[start]
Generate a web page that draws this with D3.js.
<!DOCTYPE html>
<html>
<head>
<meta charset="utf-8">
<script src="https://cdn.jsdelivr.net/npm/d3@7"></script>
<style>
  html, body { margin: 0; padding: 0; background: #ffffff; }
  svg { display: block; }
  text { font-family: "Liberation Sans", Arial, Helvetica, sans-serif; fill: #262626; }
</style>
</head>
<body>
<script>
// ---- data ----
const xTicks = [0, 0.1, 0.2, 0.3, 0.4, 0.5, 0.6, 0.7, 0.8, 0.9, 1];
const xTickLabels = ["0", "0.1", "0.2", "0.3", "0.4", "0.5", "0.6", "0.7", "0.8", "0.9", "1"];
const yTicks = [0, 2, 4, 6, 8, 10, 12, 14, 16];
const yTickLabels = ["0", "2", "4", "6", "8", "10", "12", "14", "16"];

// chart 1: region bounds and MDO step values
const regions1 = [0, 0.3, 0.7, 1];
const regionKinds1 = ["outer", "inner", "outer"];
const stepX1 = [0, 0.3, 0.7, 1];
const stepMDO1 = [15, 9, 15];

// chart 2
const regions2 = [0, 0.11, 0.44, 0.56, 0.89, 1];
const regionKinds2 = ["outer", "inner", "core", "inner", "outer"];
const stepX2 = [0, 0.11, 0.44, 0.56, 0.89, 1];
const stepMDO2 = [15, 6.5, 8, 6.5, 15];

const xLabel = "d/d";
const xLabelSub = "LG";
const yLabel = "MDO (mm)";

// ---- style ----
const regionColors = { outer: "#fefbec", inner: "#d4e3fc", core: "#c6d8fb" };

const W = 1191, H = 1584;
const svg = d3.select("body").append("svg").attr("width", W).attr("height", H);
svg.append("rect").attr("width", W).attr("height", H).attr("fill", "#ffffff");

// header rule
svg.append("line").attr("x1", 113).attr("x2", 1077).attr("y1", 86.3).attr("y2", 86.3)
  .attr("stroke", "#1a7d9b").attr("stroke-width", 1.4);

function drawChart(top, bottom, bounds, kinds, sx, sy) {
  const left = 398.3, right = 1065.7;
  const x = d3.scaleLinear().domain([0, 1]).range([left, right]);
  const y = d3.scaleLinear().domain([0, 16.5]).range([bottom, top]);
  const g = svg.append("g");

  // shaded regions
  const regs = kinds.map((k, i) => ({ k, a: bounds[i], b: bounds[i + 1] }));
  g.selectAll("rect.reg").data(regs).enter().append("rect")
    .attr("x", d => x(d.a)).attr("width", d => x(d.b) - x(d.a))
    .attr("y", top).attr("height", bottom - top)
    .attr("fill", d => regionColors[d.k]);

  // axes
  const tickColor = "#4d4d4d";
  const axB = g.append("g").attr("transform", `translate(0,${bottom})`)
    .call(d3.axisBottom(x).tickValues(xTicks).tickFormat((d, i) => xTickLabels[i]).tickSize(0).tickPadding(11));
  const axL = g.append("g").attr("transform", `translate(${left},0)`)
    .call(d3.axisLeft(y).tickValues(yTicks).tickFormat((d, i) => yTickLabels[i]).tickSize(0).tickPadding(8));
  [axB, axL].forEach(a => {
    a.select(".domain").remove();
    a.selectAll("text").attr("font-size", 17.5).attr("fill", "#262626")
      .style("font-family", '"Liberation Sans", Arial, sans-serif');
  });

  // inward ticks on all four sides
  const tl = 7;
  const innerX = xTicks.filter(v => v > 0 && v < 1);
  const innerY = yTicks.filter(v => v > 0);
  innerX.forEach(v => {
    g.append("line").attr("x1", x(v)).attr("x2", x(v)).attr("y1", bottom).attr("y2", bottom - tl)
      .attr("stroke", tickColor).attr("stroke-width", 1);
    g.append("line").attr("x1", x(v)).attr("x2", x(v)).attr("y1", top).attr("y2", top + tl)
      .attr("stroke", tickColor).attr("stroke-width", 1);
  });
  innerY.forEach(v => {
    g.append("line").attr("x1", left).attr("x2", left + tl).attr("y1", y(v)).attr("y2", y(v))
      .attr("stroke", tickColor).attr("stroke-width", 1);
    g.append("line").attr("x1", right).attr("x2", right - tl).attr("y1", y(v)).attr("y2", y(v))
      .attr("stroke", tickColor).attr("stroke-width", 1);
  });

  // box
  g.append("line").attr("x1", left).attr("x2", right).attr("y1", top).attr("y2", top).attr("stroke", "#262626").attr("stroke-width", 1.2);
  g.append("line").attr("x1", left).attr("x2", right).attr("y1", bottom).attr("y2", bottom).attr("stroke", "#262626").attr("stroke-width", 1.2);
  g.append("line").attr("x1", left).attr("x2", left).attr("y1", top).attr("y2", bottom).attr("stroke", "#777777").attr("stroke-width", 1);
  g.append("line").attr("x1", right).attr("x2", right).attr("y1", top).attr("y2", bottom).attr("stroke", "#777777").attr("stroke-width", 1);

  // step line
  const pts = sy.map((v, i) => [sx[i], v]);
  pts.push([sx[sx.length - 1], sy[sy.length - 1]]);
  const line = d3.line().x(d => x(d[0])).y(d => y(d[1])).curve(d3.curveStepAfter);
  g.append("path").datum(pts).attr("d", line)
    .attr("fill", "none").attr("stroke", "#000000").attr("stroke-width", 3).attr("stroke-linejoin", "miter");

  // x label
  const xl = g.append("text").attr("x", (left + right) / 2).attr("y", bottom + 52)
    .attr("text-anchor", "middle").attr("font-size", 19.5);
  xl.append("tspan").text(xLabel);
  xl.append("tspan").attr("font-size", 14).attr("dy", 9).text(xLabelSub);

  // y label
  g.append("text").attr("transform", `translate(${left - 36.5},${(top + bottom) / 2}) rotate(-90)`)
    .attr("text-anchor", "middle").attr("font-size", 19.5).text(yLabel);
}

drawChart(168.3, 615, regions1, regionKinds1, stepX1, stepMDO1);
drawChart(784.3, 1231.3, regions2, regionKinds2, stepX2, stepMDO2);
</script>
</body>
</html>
[end]
= PROMPT =
Transcribe the data. Leave every line exactly as it is.

= ANSWER TO THE TASK =
Generate a web page that draws this with D3.js.
<!DOCTYPE html>
<html>
<head>
<meta charset="utf-8">
<script src="https://cdn.jsdelivr.net/npm/d3@7"></script>
<style>
  html, body { margin: 0; padding: 0; background: #ffffff; }
  svg { display: block; }
  text { font-family: "Liberation Sans", Arial, Helvetica, sans-serif; fill: #262626; }
</style>
</head>
<body>
<script>
// ---- data ----
const xTicks = [0, 0.1, 0.2, 0.3, 0.4, 0.5, 0.6, 0.7, 0.8, 0.9, 1];
const xTickLabels = ["0", "0.1", "0.2", "0.3", "0.4", "0.5", "0.6", "0.7", "0.8", "0.9", "1"];
const yTicks = [0, 2, 4, 6, 8, 10, 12, 14, 16];
const yTickLabels = ["0", "2", "4", "6", "8", "10", "12", "14", "16"];

// chart 1: region bounds and MDO step values
const regions1 = [0, 0.3, 0.7, 1];
const regionKinds1 = ["outer", "inner", "outer"];
const stepX1 = [0, 0.3, 0.7, 1];
const stepMDO1 = [15, 9, 15];

// chart 2
const regions2 = [0, 0.11, 0.44, 0.56, 0.89, 1];
const regionKinds2 = ["outer", "inner", "core", "inner", "outer"];
const stepX2 = [0, 0.11, 0.44, 0.56, 0.89, 1];
const stepMDO2 = [15, 6.5, 8, 6.5, 15];

const xLabel = "d/d";
const xLabelSub = "LG";
const yLabel = "MDO (mm)";

// ---- style ----
const regionColors = { outer: "#fefbec", inner: "#d4e3fc", core: "#c6d8fb" };

const W = 1191, H = 1584;
const svg = d3.select("body").append("svg").attr("width", W).attr("height", H);
svg.append("rect").attr("width", W).attr("height", H).attr("fill", "#ffffff");

// header rule
svg.append("line").attr("x1", 113).attr("x2", 1077).attr("y1", 86.3).attr("y2", 86.3)
  .attr("stroke", "#1a7d9b").attr("stroke-width", 1.4);

function drawChart(top, bottom, bounds, kinds, sx, sy) {
  const left = 398.3, right = 1065.7;
  const x = d3.scaleLinear().domain([0, 1]).range([left, right]);
  const y = d3.scaleLinear().domain([0, 16.5]).range([bottom, top]);
  const g = svg.append("g");

  // shaded regions
  const regs = kinds.map((k, i) => ({ k, a: bounds[i], b: bounds[i + 1] }));
  g.selectAll("rect.reg").data(regs).enter().append("rect")
    .attr("x", d => x(d.a)).attr("width", d => x(d.b) - x(d.a))
    .attr("y", top).attr("height", bottom - top)
    .attr("fill", d => regionColors[d.k]);

  // axes
  const tickColor = "#4d4d4d";
  const axB = g.append("g").attr("transform", `translate(0,${bottom})`)
    .call(d3.axisBottom(x).tickValues(xTicks).tickFormat((d, i) => xTickLabels[i]).tickSize(0).tickPadding(11));
  const axL = g.append("g").attr("transform", `translate(${left},0)`)
    .call(d3.axisLeft(y).tickValues(yTicks).tickFormat((d, i) => yTickLabels[i]).tickSize(0).tickPadding(8));
  [axB, axL].forEach(a => {
    a.select(".domain").remove();
    a.selectAll("text").attr("font-size", 17.5).attr("fill", "#262626")
      .style("font-family", '"Liberation Sans", Arial, sans-serif');
  });

  // inward ticks on all four sides
  const tl = 7;
  const innerX = xTicks.filter(v => v > 0 && v < 1);
  const innerY = yTicks.filter(v => v > 0);
  innerX.forEach(v => {
    g.append("line").attr("x1", x(v)).attr("x2", x(v)).attr("y1", bottom).attr("y2", bottom - tl)
      .attr("stroke", tickColor).attr("stroke-width", 1);
    g.append("line").attr("x1", x(v)).attr("x2", x(v)).attr("y1", top).attr("y2", top + tl)
      .attr("stroke", tickColor).attr("stroke-width", 1);
  });
  innerY.forEach(v => {
    g.append("line").attr("x1", left).attr("x2", left + tl).attr("y1", y(v)).attr("y2", y(v))
      .attr("stroke", tickColor).attr("stroke-width", 1);
    g.append("line").attr("x1", right).attr("x2", right - tl).attr("y1", y(v)).attr("y2", y(v))
      .attr("stroke", tickColor).attr("stroke-width", 1);
  });

  // box
  g.append("line").attr("x1", left).attr("x2", right).attr("y1", top).attr("y2", top).attr("stroke", "#262626").attr("stroke-width", 1.2);
  g.append("line").attr("x1", left).attr("x2", right).attr("y1", bottom).attr("y2", bottom).attr("stroke", "#262626").attr("stroke-width", 1.2);
  g.append("line").attr("x1", left).attr("x2", left).attr("y1", top).attr("y2", bottom).attr("stroke", "#777777").attr("stroke-width", 1);
  g.append("line").attr("x1", right).attr("x2", right).attr("y1", top).attr("y2", bottom).attr("stroke", "#777777").attr("stroke-width", 1);

  // step line
  const pts = sy.map((v, i) => [sx[i], v]);
  pts.push([sx[sx.length - 1], sy[sy.length - 1]]);
  const line = d3.line().x(d => x(d[0])).y(d => y(d[1])).curve(d3.curveStepAfter);
  g.append("path").datum(pts).attr("d", line)
    .attr("fill", "none").attr("stroke", "#000000").attr("stroke-width", 3).attr("stroke-linejoin", "miter");

  // x label
  const xl = g.append("text").attr("x", (left + right) / 2).attr("y", bottom + 52)
    .attr("text-anchor", "middle").attr("font-size", 19.5);
  xl.append("tspan").text(xLabel);
  xl.append("tspan").attr("font-size", 14).attr("dy", 9).text(xLabelSub);

  // y label
  g.append("text").attr("transform", `translate(${left - 36.5},${(top + bottom) / 2}) rotate(-90)`)
    .attr("text-anchor", "middle").attr("font-size", 19.5).text(yLabel);
}

drawChart(168.3, 615, regions1, regionKinds1, stepX1, stepMDO1);
drawChart(784.3, 1231.3, regions2, regionKinds2, stepX2, stepMDO2);
</script>
</body>
</html>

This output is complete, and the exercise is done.